When my grade school son asked me about the appropriateness of a word he’d heard at school, I explained that he shouldn’t use it under any circumstances. He looked at me and said: “But Dad, I’ve heard you and Mom use it!” Oops… I realized that what I had taught my son was: “Do as I say, but not as I do.”
Which is not a good position to be in, as Jesus acknowledged in today’s gospel, when he lamented that the religious leaders of his day didn’t always practice what they preached. But that could be said about any one of us, couldn’t it? We all give moral instruction or correction to others, and we run the risk of being a hypocrite: of talking the talk, without walking the walk.
Sometimes we realize this and choose not to say anything at all, when actually we should be saying something. For instance, many parents avoid speaking about sex or drinking or drugs with their children, because their own histories are, shall we say, less than perfect.

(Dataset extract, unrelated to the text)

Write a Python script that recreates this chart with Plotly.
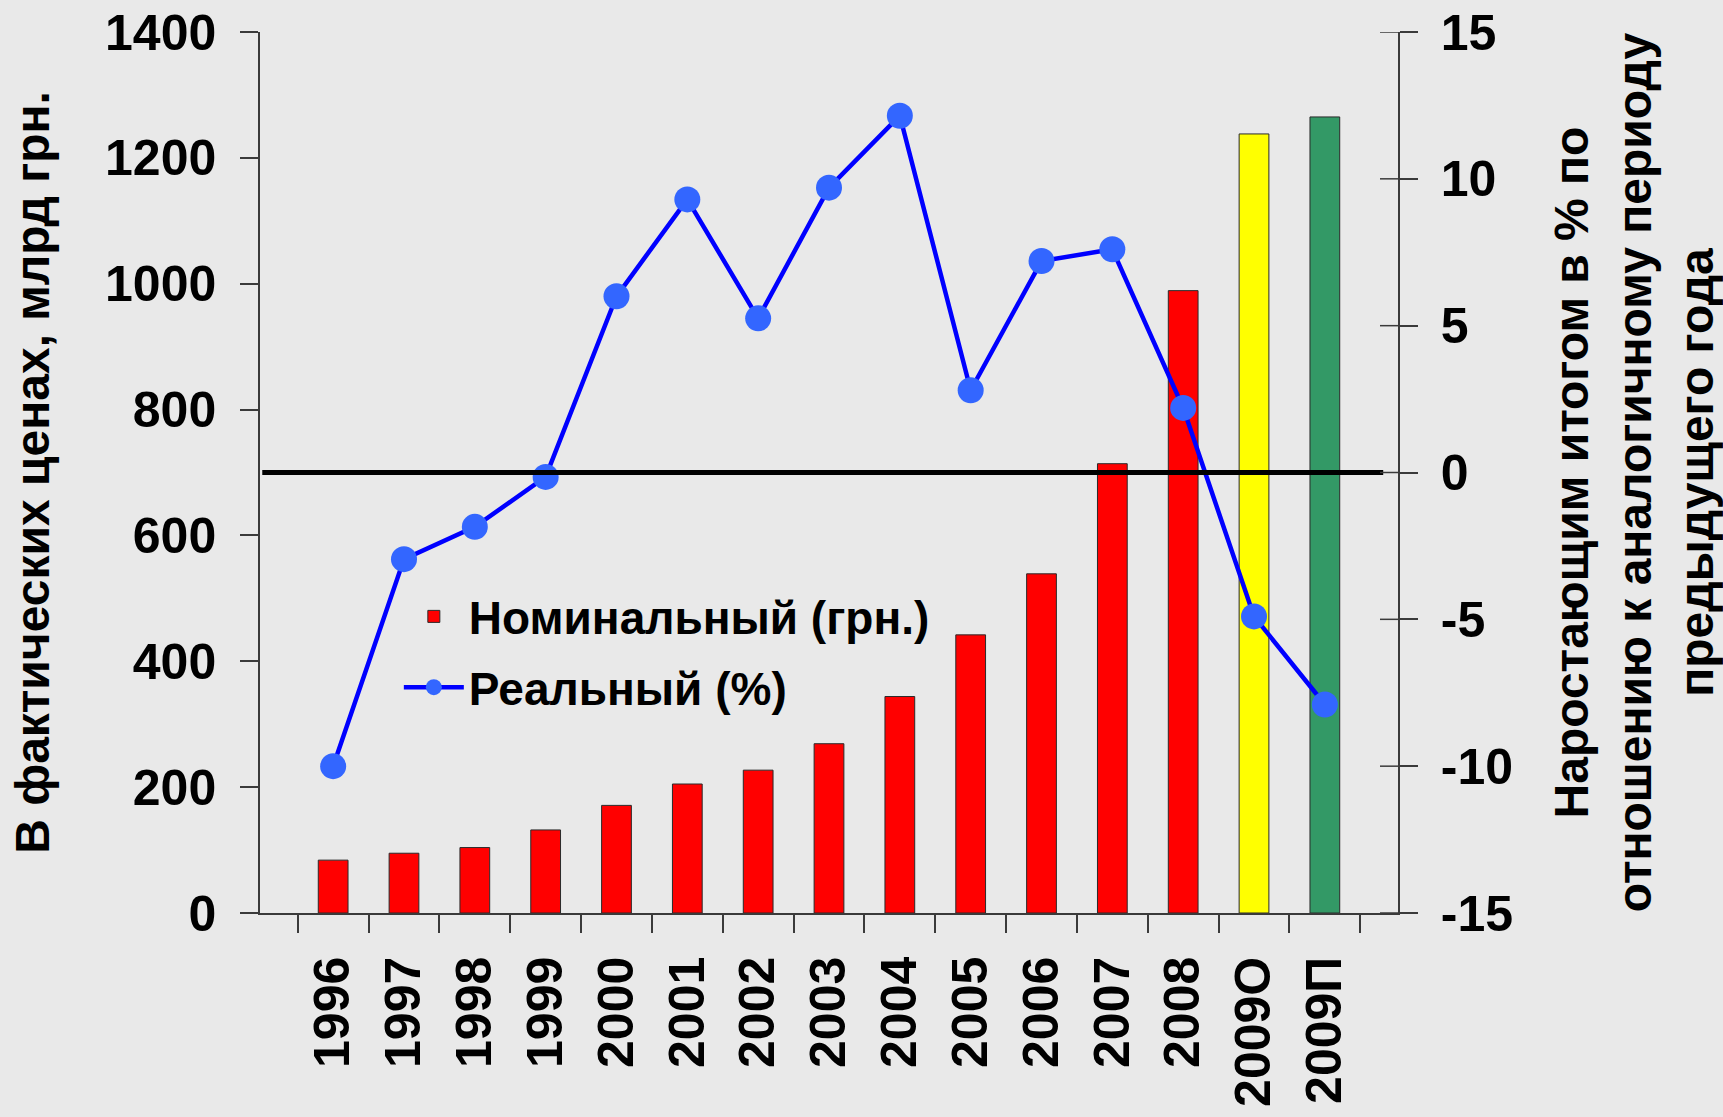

So what are we to do? If we say something, others might simply roll their eyes at us; but if we say nothing, they might turn their eyes elsewhere and find answers that are contrary to those Jesus would give. Thankfully, Jesus suggests a way forward when he taught about humility in today’s gospel. When speaking to others about moral matters, we need to humbly admit that we ourselves are far from perfect, and humbly place ourselves beside those we instruct, instead of exalting ourselves above them. Because at one level, we all stand before Christ as brothers and sisters: as students before our teacher, servants before our master, sinners before our savior.
Should we do this, what others will hear is: “Do as Jesus says…not as I do.”